I found this great illustration of Sonic Youth by artist Lauren Minco. Since the show at B.A.M. I've become borderline obsessed with the band.

Number Two (नम्बर तवो)

An experiment won't have a reliable outcome if the variables aren't stable: I haven't written in ages, and since I made such a fuss about Vonnegut in the last post I'm also doing a poor job honoring the man with all these colons (a punctuation mark he's said to have loathed). Alas, I'll get to the point with a marching band outside of my window, whistles marking the beats. The other night I went to a modern dance performance called Nearly Ninety at the Brooklyn Academy of Music, or B.A.M., my first since moving to New York two months ago. In fact, it was the first modern dance I've attended at all, and judging by the New York Times' review, a very good one to start with (the author calls the choreographer Merce Cunningham "the greatest living artist since the death of Samuel Beckett 20 years ago"). Atop what looked like an architectural egg, Sonic Youth(!), Japanese violinist Takehisa Kosugi, and Led Zeppelin bassist John Paul Jones (!) plucked guitar strings, shook paperclips and distorted sounds while dancers in two, threes, and fours moved about the stage in precise chaos. I spent most of the performance trying to construct a story: modern humans are suffocated by the industrial nature of the present. The organic realm withers, slowly, until we see that man is actually evolving. Like ivy covering a two story highway barrier, the automatic will to live succeeds, supplanting past restrictions and notions that we are a staid species. I may be projecting my own beliefs upon an abstract creation, but I feel strongly, either way, of our ability to adapt. Beyond physical evolution, of course, I believe it is our responsibility to sustain relationships with the earth and each other that bolster mental and physical happiness.

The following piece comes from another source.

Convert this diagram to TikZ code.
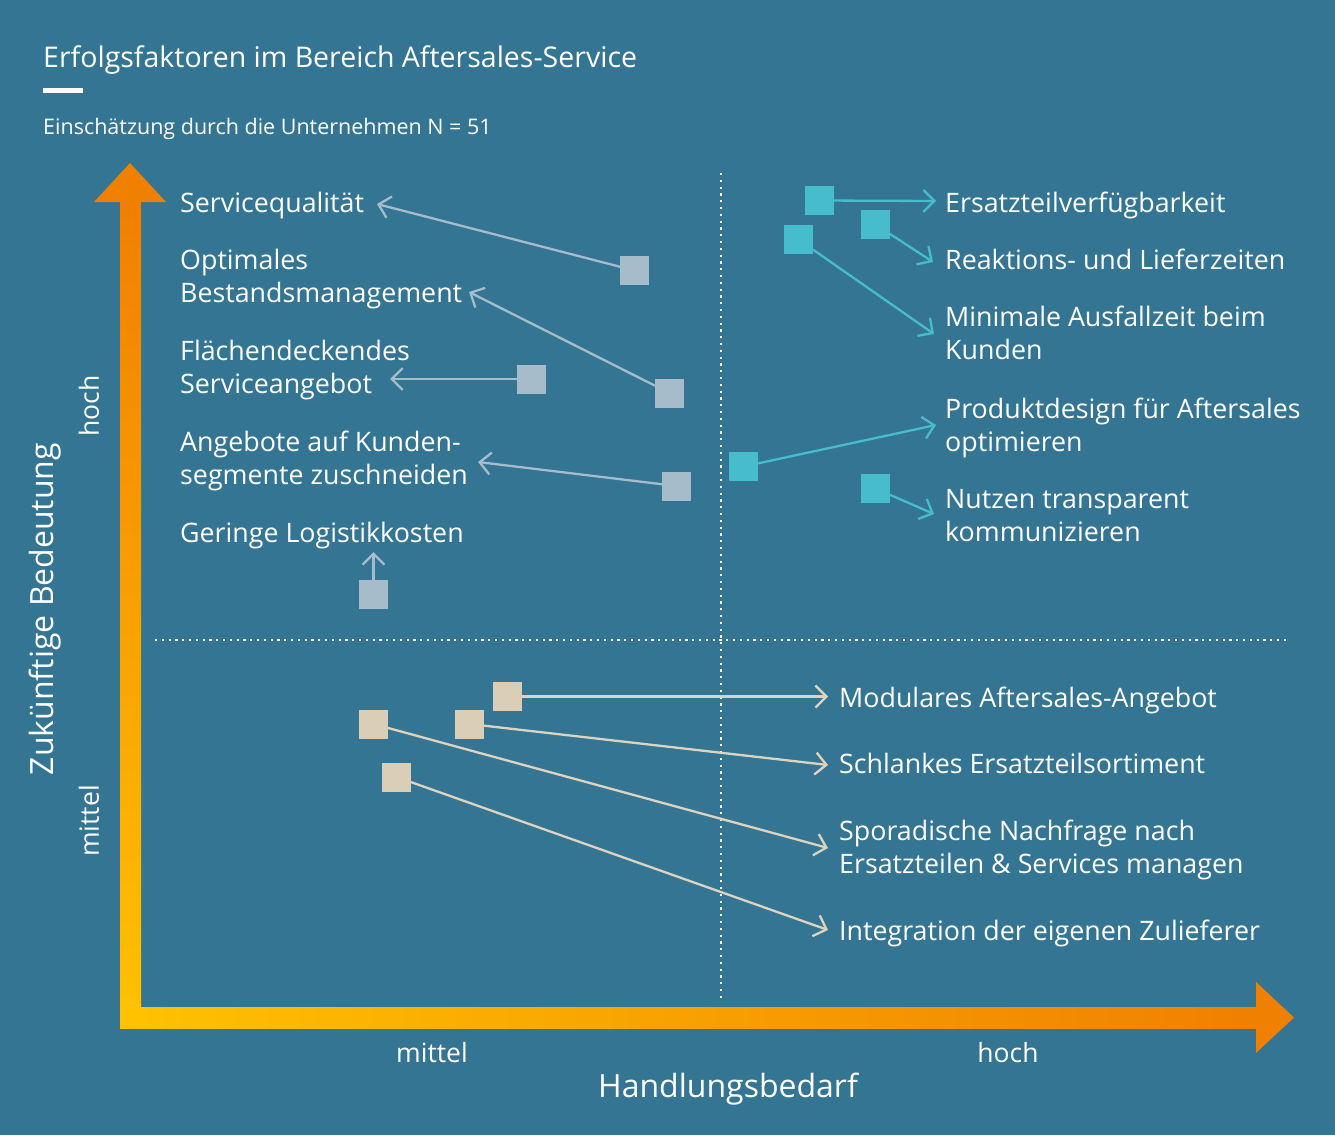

  • on a side note I am reading the most amazing thing I've come across in my life. Actually it was a gift from my father, a book called Loving Kindness: The Revolutionary Art of Happiness by Sharon Salzberg. It dwells heavily upon metta, the Pali (Buddhist) word for loving kindness. The books holds all sorts of loveliness, including the importance of mental and physical happiness, freedom from danger and ease of well-being. I would suggest everyone read this book.